O risco de uma análise literária invadir o espaço da filosofia é iminente. “A arte e a filosofia recortam o caos, e o enfrentam, mas não é o mesmo plano de corte, não é a mesma maneira de povoá-lo; aqui constelação de universo ou afectos e perceptos, lá complexões de imanência ou conceitos. A arte não pensa menos que a filosofia, mas pensa por afectos e perceptos (DELEUZE; GUATARRI, 201, p. 44). “Deitada no fundo da canoa, entrevia o nuançado cambiante do firmamento enquanto fechava e abria os olhos” (CARBONIERI, 2019, p. 21).
Os caminhos que levam de uma a outra obra são tortuosos, obtusos. “São machos os atalhos. Fêmea é a trilha” (KRIEMLER, 2020, p. 113). De um a outro cenário, a similitude das personagens se constitui como ordenamentos de um cotidiano atravessado pela indiferença, pela exclusão, pela violência até mesmo pueril. “As travessias de novos limiares tanto podem acontecer na vida externa como na vida interna. Com mais frequência acontecem em ambas. Mas, sejam desafios externos ou internos, são sempre passagens para patamares ainda não trilhados” (DEL PICCHIA; BALIERO, 2010, p. 49).
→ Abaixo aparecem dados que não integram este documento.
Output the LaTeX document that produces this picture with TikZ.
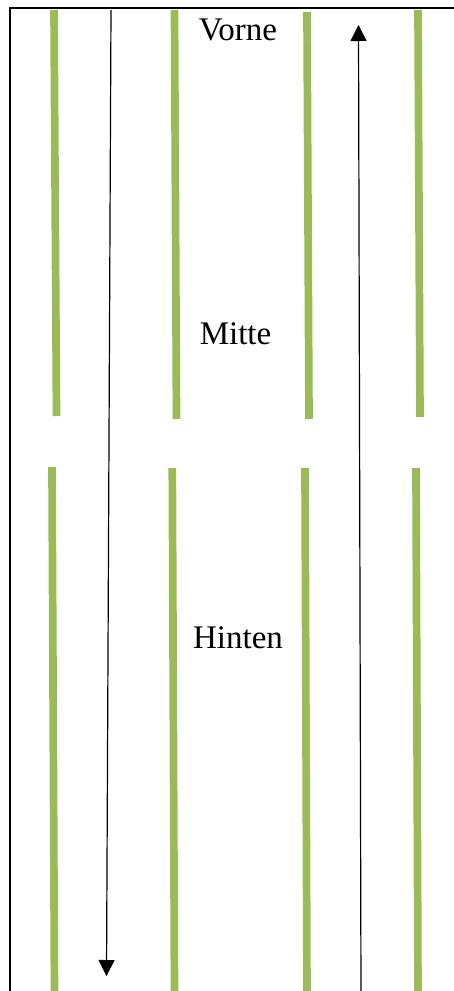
\documentclass[tikz,border=0pt]{standalone}
\usepackage{fontspec}
\setmainfont{Liberation Serif}
\usetikzlibrary{arrows.meta}
\definecolor{stripgreen}{HTML}{9BBB59}
\tikzset{
  strip/.style={draw=stripgreen, line width=7.7pt, line cap=butt},
  dirarrow/.style={draw=black, line width=1.2pt, -{Triangle[length=16pt,width=16pt]}},
  frameline/.style={draw=black, line width=2pt},
  zone/.style={font=\fontsize{33}{40}\selectfont, anchor=base, inner sep=0pt}
}
\begin{document}
\begin{tikzpicture}[x=1pt,y=-1pt]
\useasboundingbox (0,0) rectangle (454,991);
% frame
\coordinate (fTR) at (460,8);
\coordinate (fTL) at (10,8);
\coordinate (fBL) at (10,997);
\draw[frameline] (fTR) -- (fTL) -- (fBL);
% upper strips
\coordinate (u1a) at (54,10);   \coordinate (u1b) at (56.5,416);
\coordinate (u2a) at (174.5,10); \coordinate (u2b) at (176.5,419);
\coordinate (u3a) at (307,12);  \coordinate (u3b) at (309,419);
\coordinate (u4a) at (418,10);  \coordinate (u4b) at (420,417);
\draw[strip] (u1a) -- (u1b);
\draw[strip] (u2a) -- (u2b);
\draw[strip] (u3a) -- (u3b);
\draw[strip] (u4a) -- (u4b);
% lower strips
\coordinate (l1a) at (52,467);   \coordinate (l1b) at (54.5,995);
\coordinate (l2a) at (172.3,468); \coordinate (l2b) at (174.5,995);
\coordinate (l3a) at (305,468);  \coordinate (l3b) at (307,995);
\coordinate (l4a) at (416,468);  \coordinate (l4b) at (418,995);
\draw[strip] (l1a) -- (l1b);
\draw[strip] (l2a) -- (l2b);
\draw[strip] (l3a) -- (l3b);
\draw[strip] (l4a) -- (l4b);
% arrows
\coordinate (a1s) at (111,10);
\coordinate (a1e) at (106.5,976);
\coordinate (a2s) at (361,995);
\coordinate (a2e) at (358.5,25);
\draw[dirarrow] (a1s) -- (a1e);
\draw[dirarrow] (a2s) -- (a2e);
% labels
\node[zone] (vorne) at (238,40) {Vorne};
\node[zone] (mitte) at (235.5,344) {Mitte};
\node[zone] (hinten) at (238,648) {Hinten};
\end{tikzpicture}
\end{document}
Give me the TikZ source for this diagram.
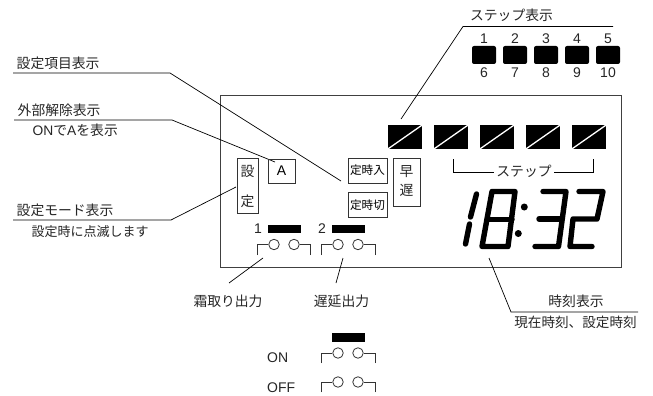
\documentclass[tikz,border=0pt]{standalone}
\usepackage{fontspec}
\setmainfont{Liberation Sans}
\newfontfamily\cjk{Noto Sans CJK JP}
\tikzset{
  x=1pt,y=-1pt,
  lead/.style={draw=black,line width=0.7pt},
  panel/.style={draw=black!75,line width=0.9pt},
  lab/.style={inner sep=0pt,font=\fontsize{13.8}{14}\cjk,text=black!85},
  num/.style={inner sep=0pt,font=\fontsize{14}{14}\selectfont,text=black!85},
  lampbox/.style={draw=black!80,line width=0.7pt,inner sep=0pt,font=\fontsize{13.8}{14}\cjk},
  smallbox/.style={lampbox,minimum width=39pt,minimum height=25pt,font=\fontsize{11.6}{12}\cjk},
  swline/.style={draw=black!80,line width=0.8pt},
  swdot/.style={circle,draw=black!80,line width=0.8pt,minimum size=10.5pt,inner sep=0pt},
  stepled/.style={fill=black,minimum width=34.5pt,minimum height=24pt,inner sep=0pt},
  keyled/.style={fill=black,rounded corners=2pt,minimum width=24pt,minimum height=18pt,inner sep=0pt},
  barled/.style={fill=black,minimum width=33pt,minimum height=8.5pt,inner sep=0pt},
  seg/.style={draw=black,line width=5.4pt,line join=round,line cap=round},
}
\begin{document}
\begin{tikzpicture}
\useasboundingbox[fill=white] (0,0) rectangle (653,396);
% main panel
\node[panel,minimum width=401pt,minimum height=172pt,inner sep=0pt] (panel) at (420.5,181) {};
% step LEDs
\foreach \n/\cx in {a/405,b/451,c/497,d/543,e/589}{
  \node[stepled] (s\n) at (\cx,137) {};
  \draw[white,line width=1.3pt] (s\n.south west) -- (s\n.north east);
}
% key of the steps
\foreach \n/\cx/\t/\b in {1/484/1/6,2/515/2/7,3/546/3/8,4/577/4/9,5/608/5/10}{
  \node[keyled] (k\n) at (\cx,55) {};
  \node[num] at (\cx,38.5) {\t};
  \node[num] at (\cx,72.5) {\b};
}
\node[lab] (steptitle) at (511.5,15) {ステップ表示};
\coordinate (st1) at (613,26.5);
\coordinate (st2) at (463,26.5);
\coordinate (st3) at (401,119);
\draw[lead] (st1) -- (st2) -- (st3);
% left labels
\node[lab,anchor=west] (l1) at (16.5,63.5) {設定項目表示};
\coordinate (a1) at (13,73); \coordinate (a2) at (170,73); \coordinate (a3) at (341,181);
\draw[lead] (a1) -- (a2) -- (a3);
\node[lab,anchor=west] (l2) at (17.5,110) {外部解除表示};
\coordinate (b1) at (14,120); \coordinate (b2) at (172,120); \coordinate (b3) at (275,162);
\draw[lead] (b1) -- (b2) -- (b3);
\node[lab,anchor=west] (l2b) at (32.5,130.5) {{\fontsize{13.8}{14}\rmfamily ON}で{\fontsize{13.8}{14}\rmfamily A}を表示};
\node[lab,anchor=west] (l3) at (16.5,210) {設定モード表示};
\coordinate (c1) at (13,220); \coordinate (c2) at (171,220); \coordinate (c3) at (236,187);
\draw[lead] (c1) -- (c2) -- (c3);
\node[lab,anchor=west,font=\fontsize{13}{13}\cjk] (l3b) at (31.5,231.5) {設定時に点滅します};
% lamp boxes
\node[lampbox,minimum width=21pt,minimum height=55pt] (setbox) at (247.5,185.5) {};
\node[lab] at (247.5,171) {設}; \node[lab] at (247.5,201) {定};
\node[lampbox,minimum width=27pt,minimum height=24pt,font=\fontsize{14}{14}\selectfont] (abox) at (281.5,171) {A};
\node[smallbox] (onbox) at (367.5,170.5) {定時入};
\node[smallbox] (offbox) at (367.5,205) {定時切};
\node[lampbox,minimum width=27pt,minimum height=48pt,align=center] (hbox) at (406.5,182) {};
\node[lab] at (406.5,172) {早}; \node[lab] at (406.5,190) {遅};
% step bracket
\node[lab,inner xsep=2.5pt] (steplab) at (524,171.5) {ステップ};
\coordinate (br1) at (453,159); \coordinate (br2) at (453,172); \coordinate (br3) at (593,159); \coordinate (br4) at (593,172);
\draw[lead] (br1) -- (br2) -- (steplab.west |- br2);
\draw[lead] (br3) -- (br4) -- (steplab.east |- br4);
% digits
\draw[seg] (476.5,194) -- (470.5,217);
\draw[seg] (469.5,224) -- (465.5,244);
\draw[seg] (492,191.5) -- (515,191.5) -- (508,246.5) -- (482,246.5) -- cycle;
\draw[seg] (487,219.5) -- (512,219.5);
\fill (524.3,207) circle (3.5);
\fill (518.3,233.5) circle (3.5);
\draw[seg] (543,191.5) -- (566,191.5) -- (558.5,246.5) -- (535,246.5);
\draw[seg] (539,219) -- (561,219);
\draw[seg] (579,191.5) -- (603,191.5) -- (597,219) -- (573,219) -- (570,246.5) -- (592,246.5);
% relay outputs
\node[num] (n1) at (258,228.5) {1};
\node[barled] (bar1) at (284.5,229) {};
\node[num] (n2) at (322,228.5) {2};
\node[barled] (bar2) at (348.5,229) {};
\node[barled] (bar3) at (348.5,337.5) {};
\foreach \n/\xa/\xb/\xc/\xd/\ya/\yb in {p/257/274/294/310/244.5/255,q/321/338/358/375/244.5/255,r/321/338/358/375/353/363,s/321/338/358/375/382/392}{
  \node[swdot] (\n l) at (\xb,\ya) {};
  \node[swdot] (\n r) at (\xc,\ya) {};
  \coordinate (\n a) at (\xa,\ya); \coordinate (\n b) at (\xa,\yb);
  \coordinate (\n c) at (\xd,\ya); \coordinate (\n d) at (\xd,\yb);
  \draw[swline] (\n b) -- (\n a) -- (\n l);
  \draw[swline] (\n d) -- (\n c) -- (\n r);
}
\node[lab] (defrost) at (228,301) {霜取り出力};
\coordinate (d1) at (263,258); \coordinate (d2) at (229,283);
\draw[lead] (d1) -- (d2);
\node[lab] (delay) at (341.5,301) {遅延出力};
\coordinate (e1) at (343,258); \coordinate (e2) at (336,283);
\draw[lead] (e1) -- (e2);
\node[lab] (tlab) at (576,301) {時刻表示};
\node[lab,font=\fontsize{13.6}{14}\cjk] (tlab2) at (575.5,322) {現在時刻、設定時刻};
\coordinate (t1) at (489,258); \coordinate (t2) at (511,312); \coordinate (t3) at (638,312);
\draw[lead] (t1) -- (t2) -- (t3);
\node[num,anchor=west] (on) at (267,358) {ON};
\node[num,anchor=west] (off) at (267,388) {OFF};
\end{tikzpicture}
\end{document}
“Tinham me designado para realizar mais uma travessia” (CARBONIERI, 2019, p. 31). As idas e vindas das personagens, das narrativas, das obras, das autoras, dão certo dinamismo para os tristes quadros das ruas em Brasília, Cuiabá, Rio de Janeiro, São Paulo. “Ela pensa que dormir de graça com o menino da escola será melhor que com o bêbado arranjado pela mãe. Não sabe que ambos vão marcá-la com a desgraça. Que tudo é atalho conduzindo aos mesmos vícios” (KRIEMLER, 2020, p. 123).
Corpos que se deslocam pelo espaço. Mulheres de palavras ou de carne. “Um corpo que parece errado de qualquer modo, quase uma monstruosidade” (CARBONIERI, 2019, p. 39). A história de muitas vidas. De avós, de mães, filhas e netas. “A casa da avó, onde ela está a salvo de tudo. De tudo. Até da vida” (KRIEMLER, 2020, p. 124). O preço a ser pago por nascer mulher. “ELA tinha sido VENDIDA pela mãe para trabalhar naquela casa” (CARBONIERI, 2019, p. 43).
Não tenho condição alguma de estabelecer juízo de valor sobre as obras. Faça por você, ou deixe que alguém venha a induzir: compre, leia, reflita! Faça sua escolha: o atalho dos prefácios, das resenhas, ou a trilha da curiosidade e da primeira impressão; ao menos para ver se é ela mesmo a que fica.
Referências
CARBONIERI, Divanize. Passagem estreita. Cuiabá: Carlini & Caniato, 2019.
DA MATTA, Roberto. Carnavais, malandros e heróis. Para uma sociologia do dilema brasileiro. 6 ed. Rio de Janeiro: Rocco, 1997.
DEL PICCHIA, Beatriz; BALIEIRO, Cristina. O feminino e o sagrado. Mulheres na jornada do Herói. 2. ed. São Paulo: Ágora, 2010.
DELEUZE, Gilles; GUATARRI, Félix. O que é a filosofia. 3. ed. São Paulo: Editora 34, 2010.
GIASSONE, Ana Cláudia. São Miguel e o dragão. Cidade e violência em O Matador, de patrícia Melo. In: A poética das cidades. Luisa Lobo e Márcia Gonçalves S. Faria (orgs.). Rio de Janeiro: Relume-Dumará, 1999.
KRIEMLER, Cinthia. O sêmen do rinoceronte branco. São Paulo: Patuá, 2020.